MILAN – The worst drought in 50 years may have caused less damage than forecast in Brazil’s coffee belt, said yesterday the country’s agriculture minister Neri Geller. In its second estimate for the state food supply agency Conab reduced its forecast for this year’s coffee output to 44.6 million bags, from a previous forecast, issue in January, of 46.5 million to 50.2 million bags.
“I’m not going to give figures, but we expect that the output can be higher than that,” Geller said in an interview in Brasilia. “And growers manage to take good care of the trees because the prices have gone up, so we will have a bumper crop for next year,” he added.

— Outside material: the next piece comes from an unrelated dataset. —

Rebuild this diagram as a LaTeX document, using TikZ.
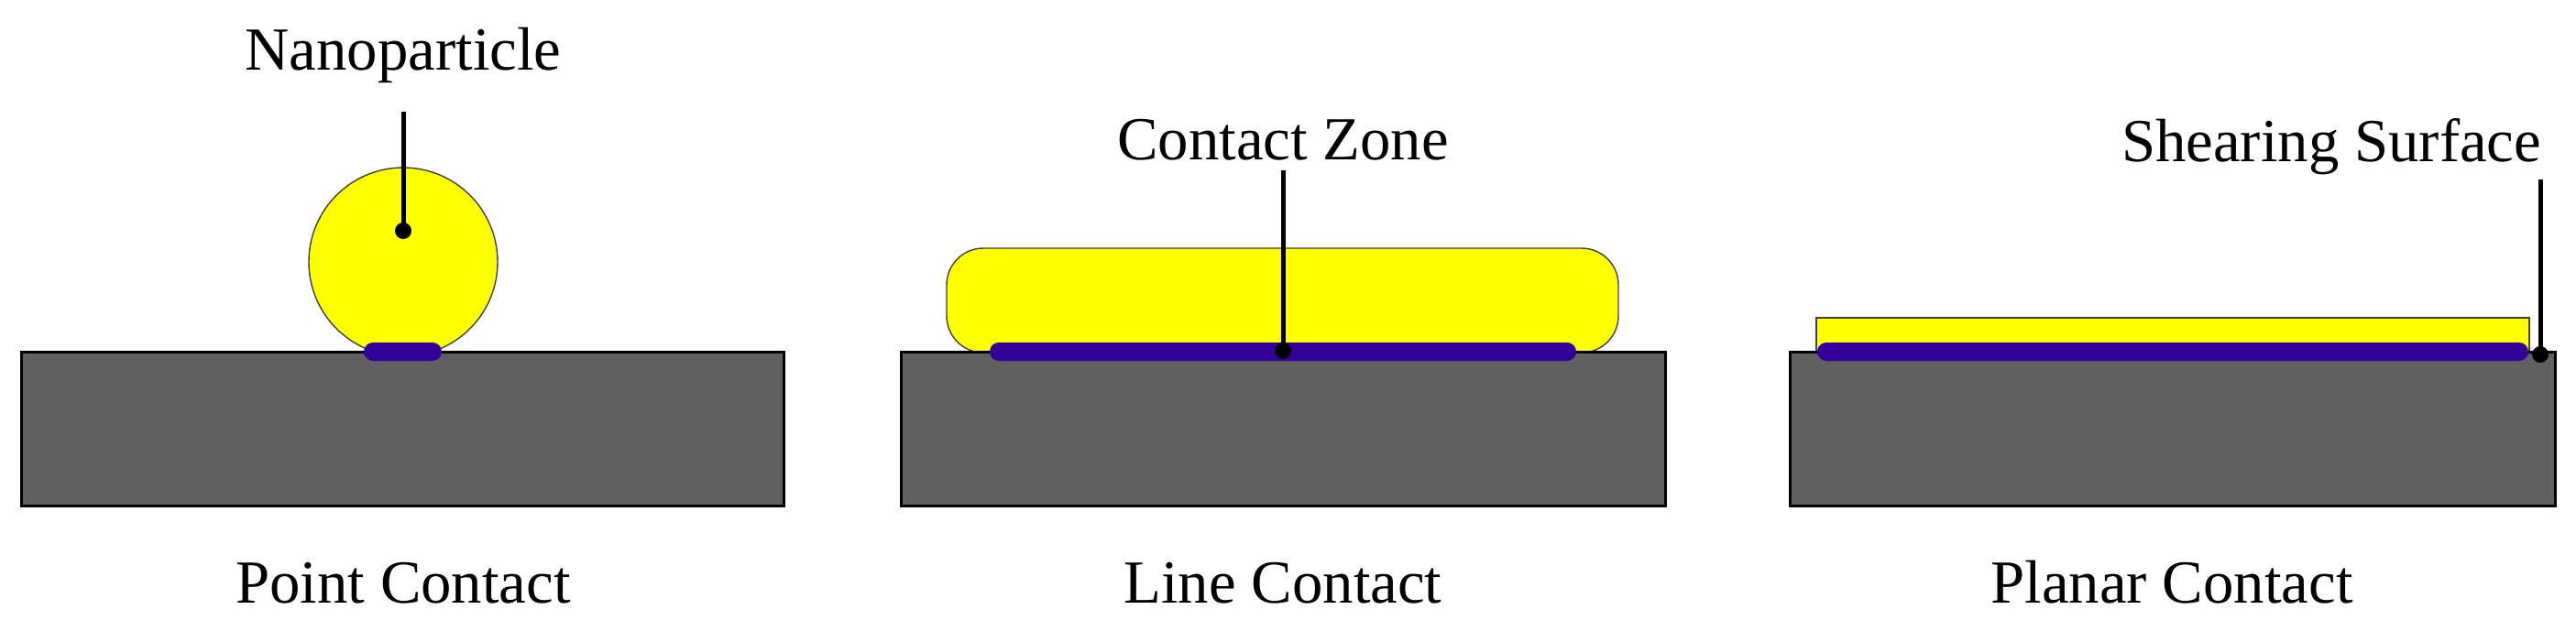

Global coffee trader Mercon Group sees Brazil’s 2014/15 coffee crop at 50.5 million bags, down 4.6 million bags from a previous estimate issue in December. This figures is at the high end of estimates, which have been made since Brazil’s arabica growing region experienced a drought in January and February.
The coffee trader, which has offices in Nicaragua and South Florida, pegs arabica production at 33.45 million bags, down 6.15 million bags from its 2013/14 estimate.
Robusta production is projected at 17.05 million bags, up 1.45 million bags from 2013/14. Mercon estimated that the Minas Gerais region will produce 22.8 million bags, down 16 percent from 2013/14, while Parana will harvest 900,000 bags, down 64 percent from a year ago.
Carryover of coffee as of July 1 will “be sufficient” to offset the drop in arabica production as well as enable Brazil to continue with regular to large volumes of export, says the trader in the report.
“Along the way, we were pleasantly surprised on the general aspect of the trees and how they had recovered compared with the previous trips during the year,” Mercon said in the report with regard to the situation in Sul de Minas, the region that was most seriously affected by the drought.
However, the estimate for the region was cut by 21% to 12.1 million bags. While the sample cherries that were picked there contained beans, they were slightly smaller than usual, the report said. “Every tree had small volumes of dried black cherries to a certain extent, which, when opening, were found that 40-50 percent had aborted as a consequence of the drought,” Mercon stated.